Work to do:
Images must not appear in your copy; reproduce every other part of the records exactly.

[Entries with chart source code]

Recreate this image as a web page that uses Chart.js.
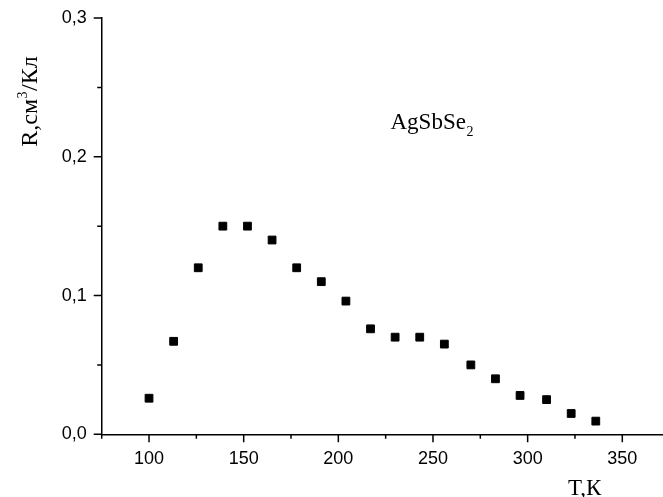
<!DOCTYPE html>
<html>
<head>
<meta charset="utf-8">
<script src="https://cdn.jsdelivr.net/npm/chart.js@4/dist/chart.umd.min.js"></script>
<style>
html,body{margin:0;padding:0;background:#fff;overflow:hidden;}
#wrap{width:663px;height:497px;position:relative;}
</style>
</head>
<body>
<div id="wrap"><canvas id="c" width="663" height="497"></canvas></div>
<script>
// ---- data ----
const temperatures = [100, 113, 126, 139, 152, 165, 178, 191, 204, 217, 230, 243, 256, 270, 283, 296, 310, 323, 336];
const hallCoeff = [0.026, 0.067, 0.120, 0.150, 0.150, 0.140, 0.120, 0.110, 0.096, 0.076, 0.070, 0.070, 0.065, 0.050, 0.040, 0.028, 0.025, 0.015, 0.0095];
const xTickValues = [75, 100, 125, 150, 175, 200, 225, 250, 275, 300, 325, 350];
const xTickLabels = [100, 150, 200, 250, 300, 350];
const yTickValues = [0, 0.05, 0.1, 0.15, 0.2, 0.25, 0.3];
const yTickLabels = ['0,0', '0,1', '0,2', '0,3'];
const yLabelledValues = [0, 0.1, 0.2, 0.3];
const xTitle = 'T,К';
const yTitleParts = ['R,см', '3', '/Кл'];
const compoundParts = ['AgSbSe', '2'];
const X_MIN = 75, X_MAX = 371.5, Y_MIN = 0, Y_MAX = 0.3;

const SERIF = '"Liberation Serif", "Times New Roman", serif';
const SANS = '"Liberation Sans", Arial, sans-serif';

const points = temperatures.map((t, i) => ({x: t, y: hallCoeff[i]}));

function near(a, b) { return Math.abs(a - b) < 1e-6; }

const tickPlugin = {
  id: 'minorMajorTicks',
  afterDraw(chart) {
    const ctx = chart.ctx;
    const xs = chart.scales.x, ys = chart.scales.y;
    const area = chart.chartArea;
    ctx.save();
    ctx.strokeStyle = '#000';
    ctx.lineWidth = 1.5;
    ctx.beginPath();
    xTickValues.forEach(v => {
      const px = xs.getPixelForValue(v);
      const major = xTickLabels.includes(v);
      const len = major ? 8 : 4.5;
      ctx.moveTo(px, area.bottom);
      ctx.lineTo(px, area.bottom + len);
    });
    yTickValues.forEach(v => {
      const py = ys.getPixelForValue(v);
      const major = yLabelledValues.some(l => near(l, v));
      const len = major ? 8 : 4.5;
      ctx.moveTo(area.left, py);
      ctx.lineTo(area.left - len, py);
    });
    ctx.stroke();

    ctx.fillStyle = '#000';
    ctx.textBaseline = 'alphabetic';
    ctx.font = '23px ' + SERIF;
    ctx.textAlign = 'left';
    ctx.fillText(xTitle, 568, 495);

    ctx.font = '23px ' + SERIF;
    ctx.fillText(compoundParts[0], 390.5, 128.5);
    const w0 = ctx.measureText(compoundParts[0]).width;
    ctx.font = '14px ' + SERIF;
    ctx.fillText(compoundParts[1], 390.5 + w0 + 0.5, 136);

    ctx.save();
    ctx.translate(37, 101.5);
    ctx.rotate(-Math.PI / 2);
    ctx.font = '24px ' + SERIF;
    const a = ctx.measureText(yTitleParts[0]).width;
    const c = ctx.measureText(yTitleParts[2]).width;
    ctx.font = '14px ' + SERIF;
    const b = ctx.measureText(yTitleParts[1]).width;
    const total = a + b + c + 1;
    let x0 = -total / 2;
    ctx.font = '24px ' + SERIF;
    ctx.fillText(yTitleParts[0], x0, 0);
    ctx.font = '14px ' + SERIF;
    ctx.fillText(yTitleParts[1], x0 + a + 0.5, -10);
    ctx.font = '24px ' + SERIF;
    ctx.fillText(yTitleParts[2], x0 + a + b + 1, 0);
    ctx.restore();

    ctx.restore();
  }
};

new Chart(document.getElementById('c'), {
  type: 'scatter',
  data: {
    datasets: [{
      data: points,
      pointStyle: 'rect',
      pointRadius: 5.5,
      pointHoverRadius: 5.5,
      backgroundColor: '#000',
      borderColor: '#000',
      borderWidth: 1,
      showLine: false,
      clip: false
    }]
  },
  options: {
    responsive: false,
    animation: false,
    events: [],
    layout: {autoPadding: false, padding: {left: 0, right: 0, top: 18, bottom: 0}},
    plugins: {legend: {display: false}, tooltip: {enabled: false}},
    scales: {
      x: {
        type: 'linear',
        bounds: 'data',
        min: X_MIN,
        max: X_MAX,
        afterBuildTicks: s => { s.min = X_MIN; s.max = X_MAX; s.ticks = xTickValues.map(v => ({value: v})); },
        afterFit: s => { s.height = 62.7; s.paddingLeft = 0; s.paddingRight = 0; s.paddingTop = 0; s.paddingBottom = 0; },
        grid: {display: true, drawOnChartArea: false, drawTicks: false},
        border: {display: true, color: '#000', width: 1.5},
        ticks: {
          autoSkip: false, maxRotation: 0, padding: 13.5, color: '#000',
          font: {family: SANS, size: 18},
          callback: v => xTickLabels.includes(v) ? String(v) : ''
        }
      },
      y: {
        type: 'linear',
        bounds: 'data',
        min: Y_MIN,
        max: Y_MAX,
        afterBuildTicks: s => { s.min = Y_MIN; s.max = Y_MAX; s.ticks = yTickValues.map(v => ({value: v})); },
        afterFit: s => { s.width = 101.7; s.paddingLeft = 0; s.paddingRight = 0; s.paddingTop = 0; s.paddingBottom = 0; },
        grid: {display: true, drawOnChartArea: false, drawTicks: false},
        border: {display: true, color: '#000', width: 1.5},
        ticks: {
          autoSkip: false, padding: 15, color: '#000',
          font: {family: SANS, size: 18},
          callback: v => {
            const i = yLabelledValues.findIndex(l => near(l, v));
            return i >= 0 ? yTickLabels[i] : '';
          }
        }
      }
    }
  },
  plugins: [tickPlugin]
});
</script>
</body>
</html>
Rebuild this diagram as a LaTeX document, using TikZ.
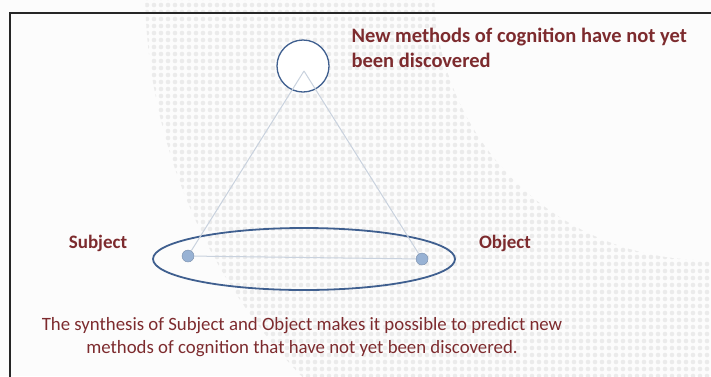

Right answer:
Recreate this image as a web page that uses Chart.js.
<!DOCTYPE html>
<html>
<head>
<meta charset="utf-8">
<script src="https://cdn.jsdelivr.net/npm/chart.js@4/dist/chart.umd.min.js"></script>
<style>
html,body{margin:0;padding:0;background:#fff;overflow:hidden;}
#wrap{width:663px;height:497px;position:relative;}
</style>
</head>
<body>
<div id="wrap"><canvas id="c" width="663" height="497"></canvas></div>
<script>
// ---- data ----
const temperatures = [100, 113, 126, 139, 152, 165, 178, 191, 204, 217, 230, 243, 256, 270, 283, 296, 310, 323, 336];
const hallCoeff = [0.026, 0.067, 0.120, 0.150, 0.150, 0.140, 0.120, 0.110, 0.096, 0.076, 0.070, 0.070, 0.065, 0.050, 0.040, 0.028, 0.025, 0.015, 0.0095];
const xTickValues = [75, 100, 125, 150, 175, 200, 225, 250, 275, 300, 325, 350];
const xTickLabels = [100, 150, 200, 250, 300, 350];
const yTickValues = [0, 0.05, 0.1, 0.15, 0.2, 0.25, 0.3];
const yTickLabels = ['0,0', '0,1', '0,2', '0,3'];
const yLabelledValues = [0, 0.1, 0.2, 0.3];
const xTitle = 'T,К';
const yTitleParts = ['R,см', '3', '/Кл'];
const compoundParts = ['AgSbSe', '2'];
const X_MIN = 75, X_MAX = 371.5, Y_MIN = 0, Y_MAX = 0.3;

const SERIF = '"Liberation Serif", "Times New Roman", serif';
const SANS = '"Liberation Sans", Arial, sans-serif';

const points = temperatures.map((t, i) => ({x: t, y: hallCoeff[i]}));

function near(a, b) { return Math.abs(a - b) < 1e-6; }

const tickPlugin = {
  id: 'minorMajorTicks',
  afterDraw(chart) {
    const ctx = chart.ctx;
    const xs = chart.scales.x, ys = chart.scales.y;
    const area = chart.chartArea;
    ctx.save();
    ctx.strokeStyle = '#000';
    ctx.lineWidth = 1.5;
    ctx.beginPath();
    xTickValues.forEach(v => {
      const px = xs.getPixelForValue(v);
      const major = xTickLabels.includes(v);
      const len = major ? 8 : 4.5;
      ctx.moveTo(px, area.bottom);
      ctx.lineTo(px, area.bottom + len);
    });
    yTickValues.forEach(v => {
      const py = ys.getPixelForValue(v);
      const major = yLabelledValues.some(l => near(l, v));
      const len = major ? 8 : 4.5;
      ctx.moveTo(area.left, py);
      ctx.lineTo(area.left - len, py);
    });
    ctx.stroke();

    ctx.fillStyle = '#000';
    ctx.textBaseline = 'alphabetic';
    ctx.font = '23px ' + SERIF;
    ctx.textAlign = 'left';
    ctx.fillText(xTitle, 568, 495);

    ctx.font = '23px ' + SERIF;
    ctx.fillText(compoundParts[0], 390.5, 128.5);
    const w0 = ctx.measureText(compoundParts[0]).width;
    ctx.font = '14px ' + SERIF;
    ctx.fillText(compoundParts[1], 390.5 + w0 + 0.5, 136);

    ctx.save();
    ctx.translate(37, 101.5);
    ctx.rotate(-Math.PI / 2);
    ctx.font = '24px ' + SERIF;
    const a = ctx.measureText(yTitleParts[0]).width;
    const c = ctx.measureText(yTitleParts[2]).width;
    ctx.font = '14px ' + SERIF;
    const b = ctx.measureText(yTitleParts[1]).width;
    const total = a + b + c + 1;
    let x0 = -total / 2;
    ctx.font = '24px ' + SERIF;
    ctx.fillText(yTitleParts[0], x0, 0);
    ctx.font = '14px ' + SERIF;
    ctx.fillText(yTitleParts[1], x0 + a + 0.5, -10);
    ctx.font = '24px ' + SERIF;
    ctx.fillText(yTitleParts[2], x0 + a + b + 1, 0);
    ctx.restore();

    ctx.restore();
  }
};

new Chart(document.getElementById('c'), {
  type: 'scatter',
  data: {
    datasets: [{
      data: points,
      pointStyle: 'rect',
      pointRadius: 5.5,
      pointHoverRadius: 5.5,
      backgroundColor: '#000',
      borderColor: '#000',
      borderWidth: 1,
      showLine: false,
      clip: false
    }]
  },
  options: {
    responsive: false,
    animation: false,
    events: [],
    layout: {autoPadding: false, padding: {left: 0, right: 0, top: 18, bottom: 0}},
    plugins: {legend: {display: false}, tooltip: {enabled: false}},
    scales: {
      x: {
        type: 'linear',
        bounds: 'data',
        min: X_MIN,
        max: X_MAX,
        afterBuildTicks: s => { s.min = X_MIN; s.max = X_MAX; s.ticks = xTickValues.map(v => ({value: v})); },
        afterFit: s => { s.height = 62.7; s.paddingLeft = 0; s.paddingRight = 0; s.paddingTop = 0; s.paddingBottom = 0; },
        grid: {display: true, drawOnChartArea: false, drawTicks: false},
        border: {display: true, color: '#000', width: 1.5},
        ticks: {
          autoSkip: false, maxRotation: 0, padding: 13.5, color: '#000',
          font: {family: SANS, size: 18},
          callback: v => xTickLabels.includes(v) ? String(v) : ''
        }
      },
      y: {
        type: 'linear',
        bounds: 'data',
        min: Y_MIN,
        max: Y_MAX,
        afterBuildTicks: s => { s.min = Y_MIN; s.max = Y_MAX; s.ticks = yTickValues.map(v => ({value: v})); },
        afterFit: s => { s.width = 101.7; s.paddingLeft = 0; s.paddingRight = 0; s.paddingTop = 0; s.paddingBottom = 0; },
        grid: {display: true, drawOnChartArea: false, drawTicks: false},
        border: {display: true, color: '#000', width: 1.5},
        ticks: {
          autoSkip: false, padding: 15, color: '#000',
          font: {family: SANS, size: 18},
          callback: v => {
            const i = yLabelledValues.findIndex(l => near(l, v));
            return i >= 0 ? yTickLabels[i] : '';
          }
        }
      }
    }
  },
  plugins: [tickPlugin]
});
</script>
</body>
</html>
Rebuild this diagram as a LaTeX document, using TikZ.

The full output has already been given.